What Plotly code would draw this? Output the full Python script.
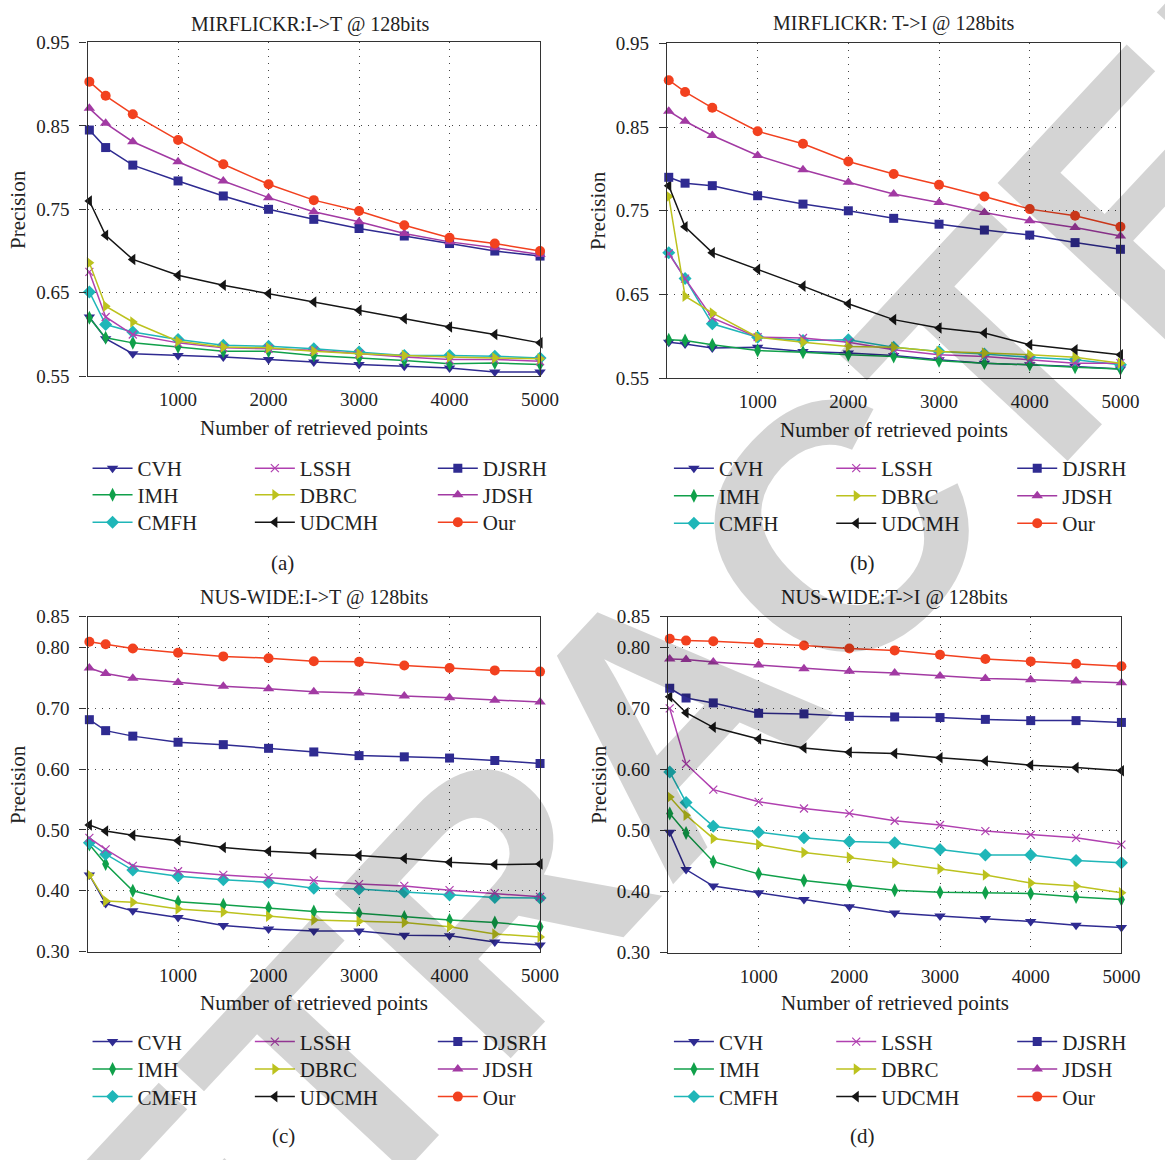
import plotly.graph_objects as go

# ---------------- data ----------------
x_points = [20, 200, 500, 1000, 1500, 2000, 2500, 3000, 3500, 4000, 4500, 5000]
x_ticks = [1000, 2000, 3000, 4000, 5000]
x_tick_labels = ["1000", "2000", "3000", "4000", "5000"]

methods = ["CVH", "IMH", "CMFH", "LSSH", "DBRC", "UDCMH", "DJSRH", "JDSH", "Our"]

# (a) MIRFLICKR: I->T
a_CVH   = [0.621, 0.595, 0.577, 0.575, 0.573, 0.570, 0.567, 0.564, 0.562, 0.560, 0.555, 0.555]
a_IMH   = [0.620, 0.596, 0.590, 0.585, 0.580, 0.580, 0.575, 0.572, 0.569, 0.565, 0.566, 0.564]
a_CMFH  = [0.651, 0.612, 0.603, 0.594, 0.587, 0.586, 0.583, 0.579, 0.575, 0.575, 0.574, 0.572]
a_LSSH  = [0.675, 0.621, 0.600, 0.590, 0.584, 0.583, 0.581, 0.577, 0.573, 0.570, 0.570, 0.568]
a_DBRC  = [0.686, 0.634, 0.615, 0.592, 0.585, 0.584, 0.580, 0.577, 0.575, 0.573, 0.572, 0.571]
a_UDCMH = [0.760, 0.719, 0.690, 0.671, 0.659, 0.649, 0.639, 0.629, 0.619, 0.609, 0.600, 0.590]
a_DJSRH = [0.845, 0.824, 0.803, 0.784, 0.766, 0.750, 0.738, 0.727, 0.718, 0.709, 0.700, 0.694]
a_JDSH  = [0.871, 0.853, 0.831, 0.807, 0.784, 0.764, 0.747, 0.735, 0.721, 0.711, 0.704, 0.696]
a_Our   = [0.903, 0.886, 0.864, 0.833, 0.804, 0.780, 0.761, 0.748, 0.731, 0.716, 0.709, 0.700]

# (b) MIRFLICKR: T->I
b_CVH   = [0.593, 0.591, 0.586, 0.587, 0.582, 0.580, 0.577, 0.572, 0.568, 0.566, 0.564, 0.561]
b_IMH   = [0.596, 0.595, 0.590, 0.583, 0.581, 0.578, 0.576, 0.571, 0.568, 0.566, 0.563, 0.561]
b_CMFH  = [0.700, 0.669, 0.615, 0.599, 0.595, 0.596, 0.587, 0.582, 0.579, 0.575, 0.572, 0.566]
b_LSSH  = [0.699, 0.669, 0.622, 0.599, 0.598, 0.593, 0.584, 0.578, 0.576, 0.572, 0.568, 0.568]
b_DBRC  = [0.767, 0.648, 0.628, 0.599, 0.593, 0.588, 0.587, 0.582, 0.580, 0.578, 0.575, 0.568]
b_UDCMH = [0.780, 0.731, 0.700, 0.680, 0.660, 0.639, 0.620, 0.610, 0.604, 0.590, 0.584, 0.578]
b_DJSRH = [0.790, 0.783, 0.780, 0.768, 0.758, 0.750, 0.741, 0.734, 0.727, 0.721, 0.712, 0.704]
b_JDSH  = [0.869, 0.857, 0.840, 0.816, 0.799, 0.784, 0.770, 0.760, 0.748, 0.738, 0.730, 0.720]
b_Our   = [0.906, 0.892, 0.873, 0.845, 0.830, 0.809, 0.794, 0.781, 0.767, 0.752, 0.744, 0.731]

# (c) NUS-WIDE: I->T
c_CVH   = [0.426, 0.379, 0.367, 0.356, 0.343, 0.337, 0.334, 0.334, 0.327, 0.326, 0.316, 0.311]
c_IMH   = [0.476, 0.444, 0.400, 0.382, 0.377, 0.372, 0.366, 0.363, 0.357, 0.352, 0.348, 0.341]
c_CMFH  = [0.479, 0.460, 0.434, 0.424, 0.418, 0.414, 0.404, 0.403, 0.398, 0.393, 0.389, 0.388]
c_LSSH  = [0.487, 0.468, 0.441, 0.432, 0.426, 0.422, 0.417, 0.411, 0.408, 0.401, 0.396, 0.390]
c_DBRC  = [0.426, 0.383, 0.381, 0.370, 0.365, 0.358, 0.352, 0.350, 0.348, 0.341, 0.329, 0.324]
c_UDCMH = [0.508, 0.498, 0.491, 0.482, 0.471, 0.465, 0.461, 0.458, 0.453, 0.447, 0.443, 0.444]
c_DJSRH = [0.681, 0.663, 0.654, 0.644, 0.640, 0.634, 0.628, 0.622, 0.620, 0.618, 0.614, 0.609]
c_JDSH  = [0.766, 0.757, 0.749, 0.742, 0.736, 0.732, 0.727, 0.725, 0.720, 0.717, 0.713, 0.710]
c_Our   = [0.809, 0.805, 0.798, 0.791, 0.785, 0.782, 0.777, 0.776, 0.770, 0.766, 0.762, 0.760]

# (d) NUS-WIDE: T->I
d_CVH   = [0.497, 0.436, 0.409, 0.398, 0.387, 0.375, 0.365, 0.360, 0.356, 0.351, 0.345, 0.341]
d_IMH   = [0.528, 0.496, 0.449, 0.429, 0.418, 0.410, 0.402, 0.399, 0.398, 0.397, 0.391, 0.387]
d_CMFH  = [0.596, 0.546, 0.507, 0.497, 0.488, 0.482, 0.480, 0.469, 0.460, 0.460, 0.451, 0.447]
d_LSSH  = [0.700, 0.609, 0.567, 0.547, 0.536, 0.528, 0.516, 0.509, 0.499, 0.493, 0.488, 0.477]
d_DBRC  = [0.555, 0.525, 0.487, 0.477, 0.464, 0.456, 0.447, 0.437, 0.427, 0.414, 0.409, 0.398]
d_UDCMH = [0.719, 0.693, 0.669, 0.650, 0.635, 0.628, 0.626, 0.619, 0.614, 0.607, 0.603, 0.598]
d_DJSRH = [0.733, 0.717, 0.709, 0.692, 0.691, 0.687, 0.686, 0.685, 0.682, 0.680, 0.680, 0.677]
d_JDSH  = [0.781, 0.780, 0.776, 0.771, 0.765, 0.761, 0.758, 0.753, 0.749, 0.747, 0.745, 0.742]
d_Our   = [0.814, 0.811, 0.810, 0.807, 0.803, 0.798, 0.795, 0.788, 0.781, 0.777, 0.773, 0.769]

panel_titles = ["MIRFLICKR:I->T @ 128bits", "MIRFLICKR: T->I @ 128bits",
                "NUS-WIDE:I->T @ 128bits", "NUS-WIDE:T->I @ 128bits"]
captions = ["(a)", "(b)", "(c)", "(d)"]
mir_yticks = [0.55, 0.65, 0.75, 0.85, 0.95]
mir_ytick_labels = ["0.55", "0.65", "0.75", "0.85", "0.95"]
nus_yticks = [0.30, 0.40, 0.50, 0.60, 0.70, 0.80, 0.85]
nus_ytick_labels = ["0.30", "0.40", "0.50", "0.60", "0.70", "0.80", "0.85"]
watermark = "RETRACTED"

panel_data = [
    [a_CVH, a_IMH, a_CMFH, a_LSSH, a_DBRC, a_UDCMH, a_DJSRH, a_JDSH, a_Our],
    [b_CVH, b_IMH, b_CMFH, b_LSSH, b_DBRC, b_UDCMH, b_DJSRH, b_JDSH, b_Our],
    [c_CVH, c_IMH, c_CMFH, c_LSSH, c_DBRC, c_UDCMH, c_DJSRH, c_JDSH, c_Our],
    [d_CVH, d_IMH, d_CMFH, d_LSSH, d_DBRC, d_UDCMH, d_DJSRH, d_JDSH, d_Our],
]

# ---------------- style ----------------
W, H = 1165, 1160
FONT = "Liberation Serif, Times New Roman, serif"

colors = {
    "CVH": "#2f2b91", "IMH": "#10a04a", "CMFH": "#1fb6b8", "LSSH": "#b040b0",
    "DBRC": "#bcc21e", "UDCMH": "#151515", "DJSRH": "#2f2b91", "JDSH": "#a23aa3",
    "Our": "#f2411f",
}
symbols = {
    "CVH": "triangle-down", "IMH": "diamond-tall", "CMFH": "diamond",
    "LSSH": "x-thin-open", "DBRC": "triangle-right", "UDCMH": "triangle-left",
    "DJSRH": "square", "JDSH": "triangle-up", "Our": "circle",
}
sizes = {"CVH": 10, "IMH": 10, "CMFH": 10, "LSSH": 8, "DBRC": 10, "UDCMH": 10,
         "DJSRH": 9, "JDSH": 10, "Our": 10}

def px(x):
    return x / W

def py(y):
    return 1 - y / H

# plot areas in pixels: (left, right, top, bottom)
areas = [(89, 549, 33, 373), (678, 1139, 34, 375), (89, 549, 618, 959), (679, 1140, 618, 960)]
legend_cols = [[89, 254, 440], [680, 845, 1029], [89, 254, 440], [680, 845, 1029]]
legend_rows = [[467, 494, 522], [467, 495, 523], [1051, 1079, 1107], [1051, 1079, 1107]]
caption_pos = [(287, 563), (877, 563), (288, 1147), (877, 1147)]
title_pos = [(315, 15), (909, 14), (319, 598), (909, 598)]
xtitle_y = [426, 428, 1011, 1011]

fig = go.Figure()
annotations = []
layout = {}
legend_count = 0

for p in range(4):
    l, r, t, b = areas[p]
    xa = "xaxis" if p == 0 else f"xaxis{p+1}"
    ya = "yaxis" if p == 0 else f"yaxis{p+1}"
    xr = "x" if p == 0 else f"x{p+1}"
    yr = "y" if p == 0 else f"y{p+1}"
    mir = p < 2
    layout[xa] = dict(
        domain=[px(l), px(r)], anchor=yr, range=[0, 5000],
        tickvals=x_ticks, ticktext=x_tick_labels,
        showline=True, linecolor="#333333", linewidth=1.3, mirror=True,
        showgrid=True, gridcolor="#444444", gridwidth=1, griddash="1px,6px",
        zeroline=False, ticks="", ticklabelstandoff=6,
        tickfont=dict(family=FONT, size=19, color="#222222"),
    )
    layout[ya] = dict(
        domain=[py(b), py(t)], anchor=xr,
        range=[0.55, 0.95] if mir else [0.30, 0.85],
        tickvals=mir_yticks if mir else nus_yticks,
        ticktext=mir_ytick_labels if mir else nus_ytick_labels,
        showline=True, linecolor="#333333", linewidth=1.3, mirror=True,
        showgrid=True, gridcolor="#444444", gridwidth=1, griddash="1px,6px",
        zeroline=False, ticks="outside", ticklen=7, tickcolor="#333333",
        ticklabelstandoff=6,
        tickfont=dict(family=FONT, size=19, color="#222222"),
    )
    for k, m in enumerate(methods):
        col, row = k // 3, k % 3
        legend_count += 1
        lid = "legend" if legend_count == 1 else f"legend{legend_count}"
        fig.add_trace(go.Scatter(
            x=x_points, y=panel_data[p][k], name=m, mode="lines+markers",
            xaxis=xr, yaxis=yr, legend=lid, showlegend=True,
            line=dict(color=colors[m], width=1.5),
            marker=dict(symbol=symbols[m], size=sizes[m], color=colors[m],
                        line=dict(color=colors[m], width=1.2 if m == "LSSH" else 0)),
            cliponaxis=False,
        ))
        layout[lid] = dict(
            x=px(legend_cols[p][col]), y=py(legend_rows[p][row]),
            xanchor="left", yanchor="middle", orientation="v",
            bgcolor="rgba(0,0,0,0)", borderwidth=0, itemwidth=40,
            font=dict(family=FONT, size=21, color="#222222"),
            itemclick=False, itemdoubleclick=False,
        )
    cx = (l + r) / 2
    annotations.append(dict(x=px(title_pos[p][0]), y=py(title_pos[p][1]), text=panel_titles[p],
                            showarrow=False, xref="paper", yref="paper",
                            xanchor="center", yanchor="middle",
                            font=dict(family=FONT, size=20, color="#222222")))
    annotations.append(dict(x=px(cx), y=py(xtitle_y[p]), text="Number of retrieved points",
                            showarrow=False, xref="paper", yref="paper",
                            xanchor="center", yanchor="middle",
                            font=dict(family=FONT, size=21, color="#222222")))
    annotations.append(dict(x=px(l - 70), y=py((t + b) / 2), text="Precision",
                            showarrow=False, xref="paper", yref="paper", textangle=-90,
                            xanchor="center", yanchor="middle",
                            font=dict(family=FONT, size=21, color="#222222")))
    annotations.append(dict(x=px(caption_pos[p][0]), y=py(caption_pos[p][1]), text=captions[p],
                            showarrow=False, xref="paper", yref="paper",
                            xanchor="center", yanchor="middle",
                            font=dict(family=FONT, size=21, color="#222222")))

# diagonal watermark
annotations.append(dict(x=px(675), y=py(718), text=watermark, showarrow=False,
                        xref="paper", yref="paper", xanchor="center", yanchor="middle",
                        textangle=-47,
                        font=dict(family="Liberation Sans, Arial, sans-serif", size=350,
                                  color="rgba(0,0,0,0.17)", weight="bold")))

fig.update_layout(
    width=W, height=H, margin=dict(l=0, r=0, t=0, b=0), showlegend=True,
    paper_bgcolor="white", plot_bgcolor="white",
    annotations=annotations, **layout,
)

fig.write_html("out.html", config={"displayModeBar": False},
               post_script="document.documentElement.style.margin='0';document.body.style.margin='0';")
──────────
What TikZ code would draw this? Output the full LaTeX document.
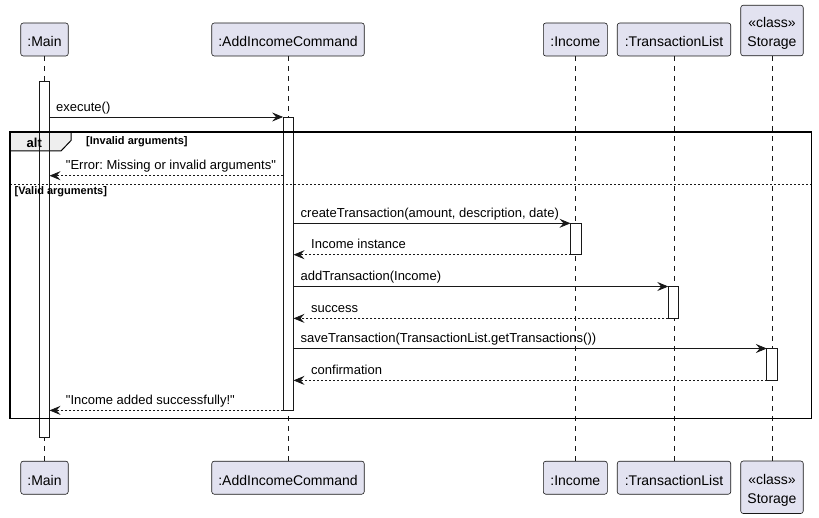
──────────
The lines to reproduce run from the one above containing "What Plotly code" through the one containing "0.752, 0.744, 0.731]". Copy them exactly and leave out all pictures.

THE REPLY.
What Plotly code would draw this? Output the full Python script.
import plotly.graph_objects as go

# ---------------- data ----------------
x_points = [20, 200, 500, 1000, 1500, 2000, 2500, 3000, 3500, 4000, 4500, 5000]
x_ticks = [1000, 2000, 3000, 4000, 5000]
x_tick_labels = ["1000", "2000", "3000", "4000", "5000"]

methods = ["CVH", "IMH", "CMFH", "LSSH", "DBRC", "UDCMH", "DJSRH", "JDSH", "Our"]

# (a) MIRFLICKR: I->T
a_CVH   = [0.621, 0.595, 0.577, 0.575, 0.573, 0.570, 0.567, 0.564, 0.562, 0.560, 0.555, 0.555]
a_IMH   = [0.620, 0.596, 0.590, 0.585, 0.580, 0.580, 0.575, 0.572, 0.569, 0.565, 0.566, 0.564]
a_CMFH  = [0.651, 0.612, 0.603, 0.594, 0.587, 0.586, 0.583, 0.579, 0.575, 0.575, 0.574, 0.572]
a_LSSH  = [0.675, 0.621, 0.600, 0.590, 0.584, 0.583, 0.581, 0.577, 0.573, 0.570, 0.570, 0.568]
a_DBRC  = [0.686, 0.634, 0.615, 0.592, 0.585, 0.584, 0.580, 0.577, 0.575, 0.573, 0.572, 0.571]
a_UDCMH = [0.760, 0.719, 0.690, 0.671, 0.659, 0.649, 0.639, 0.629, 0.619, 0.609, 0.600, 0.590]
a_DJSRH = [0.845, 0.824, 0.803, 0.784, 0.766, 0.750, 0.738, 0.727, 0.718, 0.709, 0.700, 0.694]
a_JDSH  = [0.871, 0.853, 0.831, 0.807, 0.784, 0.764, 0.747, 0.735, 0.721, 0.711, 0.704, 0.696]
a_Our   = [0.903, 0.886, 0.864, 0.833, 0.804, 0.780, 0.761, 0.748, 0.731, 0.716, 0.709, 0.700]

# (b) MIRFLICKR: T->I
b_CVH   = [0.593, 0.591, 0.586, 0.587, 0.582, 0.580, 0.577, 0.572, 0.568, 0.566, 0.564, 0.561]
b_IMH   = [0.596, 0.595, 0.590, 0.583, 0.581, 0.578, 0.576, 0.571, 0.568, 0.566, 0.563, 0.561]
b_CMFH  = [0.700, 0.669, 0.615, 0.599, 0.595, 0.596, 0.587, 0.582, 0.579, 0.575, 0.572, 0.566]
b_LSSH  = [0.699, 0.669, 0.622, 0.599, 0.598, 0.593, 0.584, 0.578, 0.576, 0.572, 0.568, 0.568]
b_DBRC  = [0.767, 0.648, 0.628, 0.599, 0.593, 0.588, 0.587, 0.582, 0.580, 0.578, 0.575, 0.568]
b_UDCMH = [0.780, 0.731, 0.700, 0.680, 0.660, 0.639, 0.620, 0.610, 0.604, 0.590, 0.584, 0.578]
b_DJSRH = [0.790, 0.783, 0.780, 0.768, 0.758, 0.750, 0.741, 0.734, 0.727, 0.721, 0.712, 0.704]
b_JDSH  = [0.869, 0.857, 0.840, 0.816, 0.799, 0.784, 0.770, 0.760, 0.748, 0.738, 0.730, 0.720]
b_Our   = [0.906, 0.892, 0.873, 0.845, 0.830, 0.809, 0.794, 0.781, 0.767, 0.752, 0.744, 0.731]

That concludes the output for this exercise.